## Goal
Omit pictures and quote the listing below line by line, from its start through the line that holds "import plotly.graph_objects as go".

## Dataset content
● ● ● ● ●

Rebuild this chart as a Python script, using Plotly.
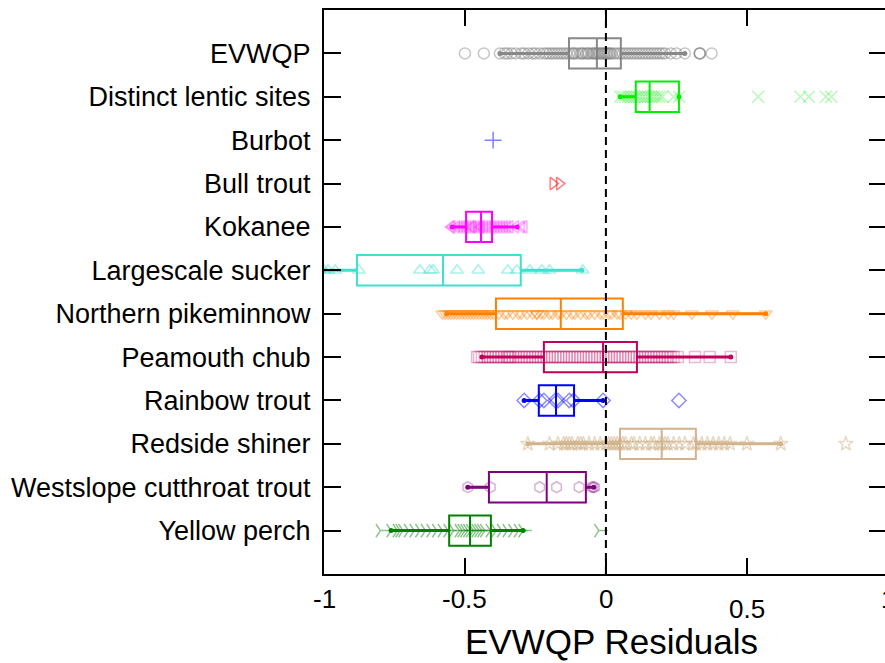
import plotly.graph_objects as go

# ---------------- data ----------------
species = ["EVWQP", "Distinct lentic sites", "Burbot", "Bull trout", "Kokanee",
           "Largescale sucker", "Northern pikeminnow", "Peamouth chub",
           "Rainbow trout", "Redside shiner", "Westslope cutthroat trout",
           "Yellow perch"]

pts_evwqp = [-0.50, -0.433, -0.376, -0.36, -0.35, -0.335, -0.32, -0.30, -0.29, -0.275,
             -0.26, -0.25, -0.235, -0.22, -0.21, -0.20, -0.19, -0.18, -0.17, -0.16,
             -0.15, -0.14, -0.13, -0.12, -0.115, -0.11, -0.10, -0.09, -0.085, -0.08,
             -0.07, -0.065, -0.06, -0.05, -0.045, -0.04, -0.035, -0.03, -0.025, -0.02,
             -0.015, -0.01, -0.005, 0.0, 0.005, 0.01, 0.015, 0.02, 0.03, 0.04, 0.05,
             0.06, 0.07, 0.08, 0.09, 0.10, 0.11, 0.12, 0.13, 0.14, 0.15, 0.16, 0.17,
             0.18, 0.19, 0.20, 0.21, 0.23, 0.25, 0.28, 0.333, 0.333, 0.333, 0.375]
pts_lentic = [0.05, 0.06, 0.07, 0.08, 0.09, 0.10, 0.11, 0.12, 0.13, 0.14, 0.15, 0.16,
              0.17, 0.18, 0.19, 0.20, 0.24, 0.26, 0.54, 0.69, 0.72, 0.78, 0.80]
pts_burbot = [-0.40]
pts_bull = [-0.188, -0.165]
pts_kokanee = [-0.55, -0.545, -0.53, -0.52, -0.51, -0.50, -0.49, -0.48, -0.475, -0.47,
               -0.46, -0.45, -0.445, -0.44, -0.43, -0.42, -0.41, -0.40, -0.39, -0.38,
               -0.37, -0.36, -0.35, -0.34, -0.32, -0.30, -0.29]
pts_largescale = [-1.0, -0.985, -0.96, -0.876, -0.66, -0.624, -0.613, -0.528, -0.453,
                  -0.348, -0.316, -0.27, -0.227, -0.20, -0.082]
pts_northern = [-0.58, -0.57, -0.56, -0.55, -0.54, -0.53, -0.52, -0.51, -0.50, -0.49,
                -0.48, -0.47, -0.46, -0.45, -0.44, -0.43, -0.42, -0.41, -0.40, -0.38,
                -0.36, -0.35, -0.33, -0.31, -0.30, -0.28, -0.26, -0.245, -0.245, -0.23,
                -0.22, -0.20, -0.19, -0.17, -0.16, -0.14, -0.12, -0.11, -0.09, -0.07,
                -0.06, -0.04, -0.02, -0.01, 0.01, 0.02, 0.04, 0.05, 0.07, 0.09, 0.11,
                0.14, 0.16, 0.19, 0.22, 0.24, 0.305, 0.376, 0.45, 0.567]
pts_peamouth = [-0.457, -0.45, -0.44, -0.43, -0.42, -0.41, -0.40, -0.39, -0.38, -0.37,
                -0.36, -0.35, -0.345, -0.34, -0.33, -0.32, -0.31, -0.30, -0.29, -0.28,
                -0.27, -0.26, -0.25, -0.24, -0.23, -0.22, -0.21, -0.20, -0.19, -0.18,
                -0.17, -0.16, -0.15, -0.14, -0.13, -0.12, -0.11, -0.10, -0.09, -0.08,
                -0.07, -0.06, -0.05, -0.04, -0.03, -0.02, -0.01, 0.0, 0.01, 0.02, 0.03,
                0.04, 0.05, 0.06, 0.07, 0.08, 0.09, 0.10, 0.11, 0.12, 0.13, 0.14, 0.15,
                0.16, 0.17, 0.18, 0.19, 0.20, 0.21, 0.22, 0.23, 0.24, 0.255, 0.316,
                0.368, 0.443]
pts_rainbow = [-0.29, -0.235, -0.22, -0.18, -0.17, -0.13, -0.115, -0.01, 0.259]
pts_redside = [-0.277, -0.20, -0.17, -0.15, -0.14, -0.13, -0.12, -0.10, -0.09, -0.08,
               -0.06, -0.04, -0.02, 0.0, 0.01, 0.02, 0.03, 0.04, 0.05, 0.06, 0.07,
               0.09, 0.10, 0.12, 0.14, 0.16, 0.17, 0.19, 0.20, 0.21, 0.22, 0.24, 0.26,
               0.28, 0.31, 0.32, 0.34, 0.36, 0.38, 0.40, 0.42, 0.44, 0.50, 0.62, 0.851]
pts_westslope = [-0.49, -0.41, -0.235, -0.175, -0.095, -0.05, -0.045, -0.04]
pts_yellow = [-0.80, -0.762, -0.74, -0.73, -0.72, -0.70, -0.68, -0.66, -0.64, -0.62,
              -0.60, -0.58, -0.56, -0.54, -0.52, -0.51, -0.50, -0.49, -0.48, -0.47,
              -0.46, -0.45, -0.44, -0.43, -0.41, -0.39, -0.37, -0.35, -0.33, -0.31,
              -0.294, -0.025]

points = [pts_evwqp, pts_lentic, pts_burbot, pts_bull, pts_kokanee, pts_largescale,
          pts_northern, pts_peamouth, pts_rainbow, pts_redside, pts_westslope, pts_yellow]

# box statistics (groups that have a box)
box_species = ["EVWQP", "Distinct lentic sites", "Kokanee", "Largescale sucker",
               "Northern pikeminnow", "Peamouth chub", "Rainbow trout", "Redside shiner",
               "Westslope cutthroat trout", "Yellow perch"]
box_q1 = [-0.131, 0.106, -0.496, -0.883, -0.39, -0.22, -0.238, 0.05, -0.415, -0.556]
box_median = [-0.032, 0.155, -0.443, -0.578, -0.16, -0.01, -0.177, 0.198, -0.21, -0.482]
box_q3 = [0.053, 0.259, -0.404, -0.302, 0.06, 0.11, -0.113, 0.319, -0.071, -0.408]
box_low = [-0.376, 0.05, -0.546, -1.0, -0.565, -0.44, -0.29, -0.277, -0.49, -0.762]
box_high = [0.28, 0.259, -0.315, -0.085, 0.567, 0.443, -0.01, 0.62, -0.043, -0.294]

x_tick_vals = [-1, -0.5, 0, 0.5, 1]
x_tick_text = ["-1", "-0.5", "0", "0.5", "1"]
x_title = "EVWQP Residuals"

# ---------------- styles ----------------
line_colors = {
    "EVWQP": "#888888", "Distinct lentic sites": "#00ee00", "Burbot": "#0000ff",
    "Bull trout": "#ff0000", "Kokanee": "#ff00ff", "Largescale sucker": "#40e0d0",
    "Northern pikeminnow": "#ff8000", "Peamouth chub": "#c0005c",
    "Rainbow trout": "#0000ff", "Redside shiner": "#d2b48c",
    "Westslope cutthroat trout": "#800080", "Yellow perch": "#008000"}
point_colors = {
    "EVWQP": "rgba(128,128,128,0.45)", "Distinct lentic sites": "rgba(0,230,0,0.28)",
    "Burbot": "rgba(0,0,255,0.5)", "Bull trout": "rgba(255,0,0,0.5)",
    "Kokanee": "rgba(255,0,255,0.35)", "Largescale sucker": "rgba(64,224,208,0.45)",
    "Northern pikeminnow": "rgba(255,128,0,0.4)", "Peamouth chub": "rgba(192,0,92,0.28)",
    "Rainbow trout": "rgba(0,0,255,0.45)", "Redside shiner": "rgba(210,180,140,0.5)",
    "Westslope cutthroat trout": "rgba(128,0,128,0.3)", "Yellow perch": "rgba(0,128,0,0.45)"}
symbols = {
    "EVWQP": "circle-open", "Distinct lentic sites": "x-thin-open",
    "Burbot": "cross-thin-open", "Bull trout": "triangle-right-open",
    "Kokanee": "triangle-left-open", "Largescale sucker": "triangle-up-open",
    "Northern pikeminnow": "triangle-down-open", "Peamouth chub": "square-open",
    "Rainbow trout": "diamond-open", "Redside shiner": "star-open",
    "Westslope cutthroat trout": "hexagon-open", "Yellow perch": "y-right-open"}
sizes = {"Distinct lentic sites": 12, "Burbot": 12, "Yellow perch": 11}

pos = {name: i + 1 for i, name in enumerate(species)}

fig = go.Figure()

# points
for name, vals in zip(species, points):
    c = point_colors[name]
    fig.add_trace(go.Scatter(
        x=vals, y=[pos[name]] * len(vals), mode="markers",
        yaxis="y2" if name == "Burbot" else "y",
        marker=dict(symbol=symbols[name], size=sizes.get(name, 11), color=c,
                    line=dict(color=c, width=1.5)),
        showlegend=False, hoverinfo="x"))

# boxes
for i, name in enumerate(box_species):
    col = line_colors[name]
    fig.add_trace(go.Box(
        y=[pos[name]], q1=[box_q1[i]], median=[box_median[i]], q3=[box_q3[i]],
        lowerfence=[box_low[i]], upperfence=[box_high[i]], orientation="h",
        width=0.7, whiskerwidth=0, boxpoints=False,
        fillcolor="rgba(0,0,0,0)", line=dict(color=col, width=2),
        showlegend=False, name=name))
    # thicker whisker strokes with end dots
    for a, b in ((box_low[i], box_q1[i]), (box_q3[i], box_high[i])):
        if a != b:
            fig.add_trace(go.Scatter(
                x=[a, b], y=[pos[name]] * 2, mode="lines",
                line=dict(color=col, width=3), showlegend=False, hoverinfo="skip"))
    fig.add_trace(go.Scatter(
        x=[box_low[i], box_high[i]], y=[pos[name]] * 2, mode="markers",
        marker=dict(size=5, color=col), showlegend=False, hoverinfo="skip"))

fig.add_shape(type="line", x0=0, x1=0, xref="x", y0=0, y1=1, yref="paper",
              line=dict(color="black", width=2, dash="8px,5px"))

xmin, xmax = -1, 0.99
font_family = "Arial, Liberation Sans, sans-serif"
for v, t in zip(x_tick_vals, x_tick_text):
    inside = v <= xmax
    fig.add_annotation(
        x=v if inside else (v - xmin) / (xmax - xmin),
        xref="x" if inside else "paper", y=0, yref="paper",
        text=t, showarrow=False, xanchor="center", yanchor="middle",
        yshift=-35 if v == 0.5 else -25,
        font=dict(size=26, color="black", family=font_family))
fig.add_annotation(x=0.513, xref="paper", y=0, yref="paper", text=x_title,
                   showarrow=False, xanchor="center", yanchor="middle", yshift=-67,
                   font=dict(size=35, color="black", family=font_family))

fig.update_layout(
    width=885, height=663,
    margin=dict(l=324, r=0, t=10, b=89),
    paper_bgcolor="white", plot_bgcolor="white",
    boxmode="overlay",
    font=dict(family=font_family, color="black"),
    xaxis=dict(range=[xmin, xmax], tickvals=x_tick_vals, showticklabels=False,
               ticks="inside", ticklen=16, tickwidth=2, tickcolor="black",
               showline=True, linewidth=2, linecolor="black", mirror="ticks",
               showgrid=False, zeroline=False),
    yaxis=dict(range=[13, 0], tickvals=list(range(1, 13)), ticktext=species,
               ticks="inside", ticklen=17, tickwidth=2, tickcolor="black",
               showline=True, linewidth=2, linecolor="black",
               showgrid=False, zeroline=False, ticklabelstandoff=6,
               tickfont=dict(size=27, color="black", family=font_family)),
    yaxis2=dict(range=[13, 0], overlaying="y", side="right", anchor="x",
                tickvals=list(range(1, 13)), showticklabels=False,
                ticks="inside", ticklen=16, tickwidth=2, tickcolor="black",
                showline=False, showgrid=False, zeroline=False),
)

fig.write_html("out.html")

● ● ● ● ●

## Answer to the exercise
Rebuild this chart as a Python script, using Plotly.
import plotly.graph_objects as go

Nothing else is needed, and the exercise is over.